> **Do this**: Restate the listing below word for word, omitting any images.

>> BEGIN

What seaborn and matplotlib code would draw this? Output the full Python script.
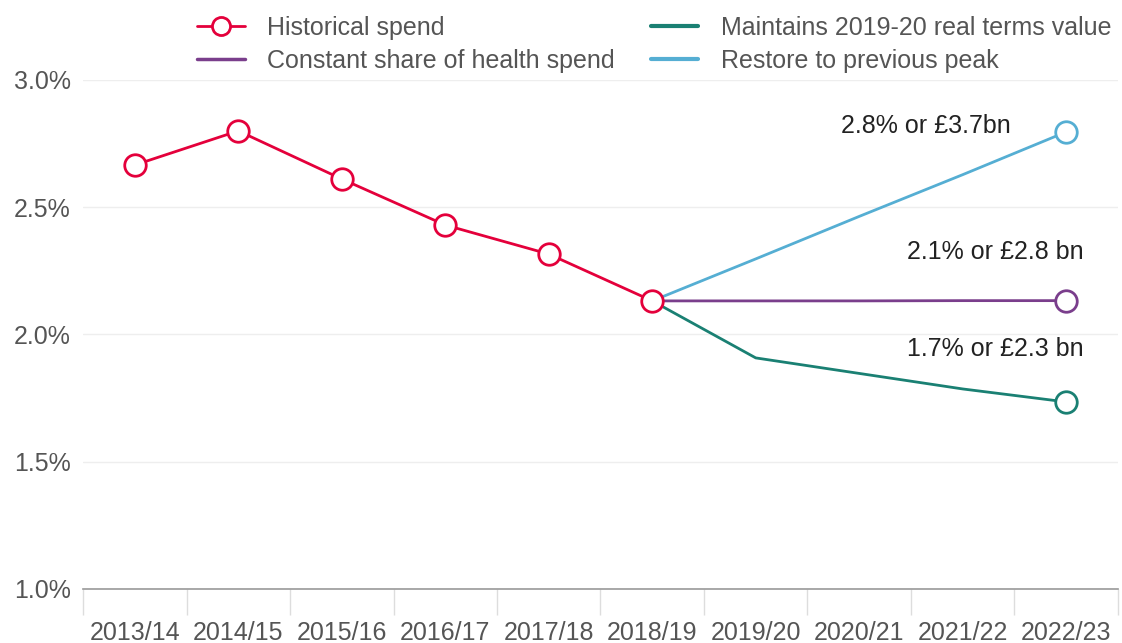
import pandas as pd
import seaborn as sns
import matplotlib.pyplot as plt
from matplotlib.ticker import FixedLocator
from matplotlib.lines import Line2D

years = ["2013/14", "2014/15", "2015/16", "2016/17", "2017/18",
         "2018/19", "2019/20", "2020/21", "2021/22", "2022/23"]

historical = [2.666, 2.80, 2.611, 2.430, 2.316, 2.132]
constant_share = [2.132, 2.132, 2.132, 2.133, 2.133]
maintains_real = [2.132, 1.908, 1.847, 1.786, 1.735]
restore_peak = [2.132, 2.297, 2.464, 2.628, 2.796]

labels = ["2.8% or £3.7bn", "2.1% or £2.8 bn", "1.7% or £2.3 bn"]

RED = "#E4003B"
PURPLE = "#7A3E8C"
TEAL = "#1A8073"
BLUE = "#55AED3"

sns.set_style("white")
plt.rcParams["font.family"] = ["Liberation Sans", "DejaVu Sans"]

hist_df = pd.DataFrame({"x": range(len(historical)), "v": historical})
proj_x = list(range(5, 10))
proj_df = pd.DataFrame({
    "x": proj_x * 3,
    "v": constant_share + maintains_real + restore_peak,
    "s": ["c"] * 5 + ["m"] * 5 + ["r"] * 5,
})

fig = plt.figure(figsize=(11.22, 6.43), dpi=100)
ax = fig.add_axes([0.074, 0.084, 0.9224, 0.7916])

# projections: line plus a hollow marker at the end point only
for key, col in [("r", BLUE), ("m", TEAL), ("c", PURPLE)]:
    sub = proj_df[proj_df["s"] == key]
    sns.lineplot(data=sub, x="x", y="v", color=col, lw=2, ax=ax, zorder=2)
    end = sub.iloc[[-1]]
    sns.scatterplot(data=end, x="x", y="v", s=240, color="white", edgecolor=col,
                    linewidth=2, ax=ax, zorder=4, clip_on=False)

sns.lineplot(data=hist_df, x="x", y="v", color=RED, lw=2, ax=ax, zorder=3)
sns.scatterplot(data=hist_df, x="x", y="v", s=240, color="white", edgecolor=RED,
                linewidth=2, ax=ax, zorder=5, clip_on=False)

ax.set_xlim(-0.5, 9.5)
ax.set_ylim(1.0, 3.0)
ax.set_xlabel("")
ax.set_ylabel("")

ax.set_yticks([1.0, 1.5, 2.0, 2.5, 3.0])
ax.set_yticklabels([f"{t:.1f}%" for t in [1.0, 1.5, 2.0, 2.5, 3.0]])
ax.set_xticks(range(len(years)))
ax.set_xticklabels(years)
ax.xaxis.set_minor_locator(FixedLocator([i - 0.5 for i in range(len(years) + 1)]))
ax.tick_params(axis="x", which="major", length=0, pad=23, labelsize=18, labelcolor="#555555")
ax.tick_params(axis="x", which="minor", bottom=True, length=19, width=1, color="#dddddd")
ax.tick_params(axis="y", length=0, pad=9, labelsize=18, labelcolor="#555555")

ax.grid(axis="y", color="#eeeeee", lw=1)
for sp in ["top", "right", "left"]:
    ax.spines[sp].set_visible(False)
ax.spines["bottom"].set_color("#999999")
ax.spines["bottom"].set_linewidth(1.2)

ax.text(8.46, restore_peak[-1] + 0.023, labels[0], ha="right", va="center", fontsize=18, color="#222222")
ax.text(9.17, constant_share[-1] + 0.191, labels[1], ha="right", va="center", fontsize=18, color="#222222")
ax.text(9.17, maintains_real[-1] + 0.208, labels[2], ha="right", va="center", fontsize=18, color="#222222")

handles = [
    Line2D([], [], color=RED, lw=2, marker="o", markersize=13, markerfacecolor="white",
           markeredgewidth=2),
    Line2D([], [], color=PURPLE, lw=2.5),
    Line2D([], [], color=TEAL, lw=3),
    Line2D([], [], color=BLUE, lw=3),
]
names = ["Historical spend", "Constant share of health spend",
         "Maintains 2019-20 real terms value", "Restore to previous peak"]
fig.legend(handles, names, ncol=2, loc="upper left", bbox_to_anchor=(0.1756, 0.975),
           frameon=False, fontsize=18, labelcolor="#555555", handlelength=1.9,
           handletextpad=0.9, columnspacing=1.45, labelspacing=0.35,
           borderaxespad=0, borderpad=0)

fig.savefig("out.png", dpi=100)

>> END

> **Solution below**:
What seaborn and matplotlib code would draw this? Output the full Python script.
import pandas as pd
import seaborn as sns
import matplotlib.pyplot as plt
from matplotlib.ticker import FixedLocator
from matplotlib.lines import Line2D

years = ["2013/14", "2014/15", "2015/16", "2016/17", "2017/18",
         "2018/19", "2019/20", "2020/21", "2021/22", "2022/23"]

historical = [2.666, 2.80, 2.611, 2.430, 2.316, 2.132]
constant_share = [2.132, 2.132, 2.132, 2.133, 2.133]
maintains_real = [2.132, 1.908, 1.847, 1.786, 1.735]
restore_peak = [2.132, 2.297, 2.464, 2.628, 2.796]

labels = ["2.8% or £3.7bn", "2.1% or £2.8 bn", "1.7% or £2.3 bn"]

RED = "#E4003B"
PURPLE = "#7A3E8C"
TEAL = "#1A8073"
BLUE = "#55AED3"

sns.set_style("white")
plt.rcParams["font.family"] = ["Liberation Sans", "DejaVu Sans"]

hist_df = pd.DataFrame({"x": range(len(historical)), "v": historical})
proj_x = list(range(5, 10))
proj_df = pd.DataFrame({
    "x": proj_x * 3,
    "v": constant_share + maintains_real + restore_peak,
    "s": ["c"] * 5 + ["m"] * 5 + ["r"] * 5,
})

fig = plt.figure(figsize=(11.22, 6.43), dpi=100)
ax = fig.add_axes([0.074, 0.084, 0.9224, 0.7916])

# projections: line plus a hollow marker at the end point only
for key, col in [("r", BLUE), ("m", TEAL), ("c", PURPLE)]:
    sub = proj_df[proj_df["s"] == key]
    sns.lineplot(data=sub, x="x", y="v", color=col, lw=2, ax=ax, zorder=2)
    end = sub.iloc[[-1]]
    sns.scatterplot(data=end, x="x", y="v", s=240, color="white", edgecolor=col,
                    linewidth=2, ax=ax, zorder=4, clip_on=False)

sns.lineplot(data=hist_df, x="x", y="v", color=RED, lw=2, ax=ax, zorder=3)
sns.scatterplot(data=hist_df, x="x", y="v", s=240, color="white", edgecolor=RED,
                linewidth=2, ax=ax, zorder=5, clip_on=False)

ax.set_xlim(-0.5, 9.5)
ax.set_ylim(1.0, 3.0)
ax.set_xlabel("")
ax.set_ylabel("")

ax.set_yticks([1.0, 1.5, 2.0, 2.5, 3.0])
ax.set_yticklabels([f"{t:.1f}%" for t in [1.0, 1.5, 2.0, 2.5, 3.0]])
ax.set_xticks(range(len(years)))
ax.set_xticklabels(years)
ax.xaxis.set_minor_locator(FixedLocator([i - 0.5 for i in range(len(years) + 1)]))
ax.tick_params(axis="x", which="major", length=0, pad=23, labelsize=18, labelcolor="#555555")
ax.tick_params(axis="x", which="minor", bottom=True, length=19, width=1, color="#dddddd")
ax.tick_params(axis="y", length=0, pad=9, labelsize=18, labelcolor="#555555")

ax.grid(axis="y", color="#eeeeee", lw=1)
for sp in ["top", "right", "left"]:
    ax.spines[sp].set_visible(False)
ax.spines["bottom"].set_color("#999999")
ax.spines["bottom"].set_linewidth(1.2)

ax.text(8.46, restore_peak[-1] + 0.023, labels[0], ha="right", va="center", fontsize=18, color="#222222")
ax.text(9.17, constant_share[-1] + 0.191, labels[1], ha="right", va="center", fontsize=18, color="#222222")
ax.text(9.17, maintains_real[-1] + 0.208, labels[2], ha="right", va="center", fontsize=18, color="#222222")

handles = [
    Line2D([], [], color=RED, lw=2, marker="o", markersize=13, markerfacecolor="white",
           markeredgewidth=2),
    Line2D([], [], color=PURPLE, lw=2.5),
    Line2D([], [], color=TEAL, lw=3),
    Line2D([], [], color=BLUE, lw=3),
]
names = ["Historical spend", "Constant share of health spend",
         "Maintains 2019-20 real terms value", "Restore to previous peak"]
fig.legend(handles, names, ncol=2, loc="upper left", bbox_to_anchor=(0.1756, 0.975),
           frameon=False, fontsize=18, labelcolor="#555555", handlelength=1.9,
           handletextpad=0.9, columnspacing=1.45, labelspacing=0.35,
           borderaxespad=0, borderpad=0)

fig.savefig("out.png", dpi=100)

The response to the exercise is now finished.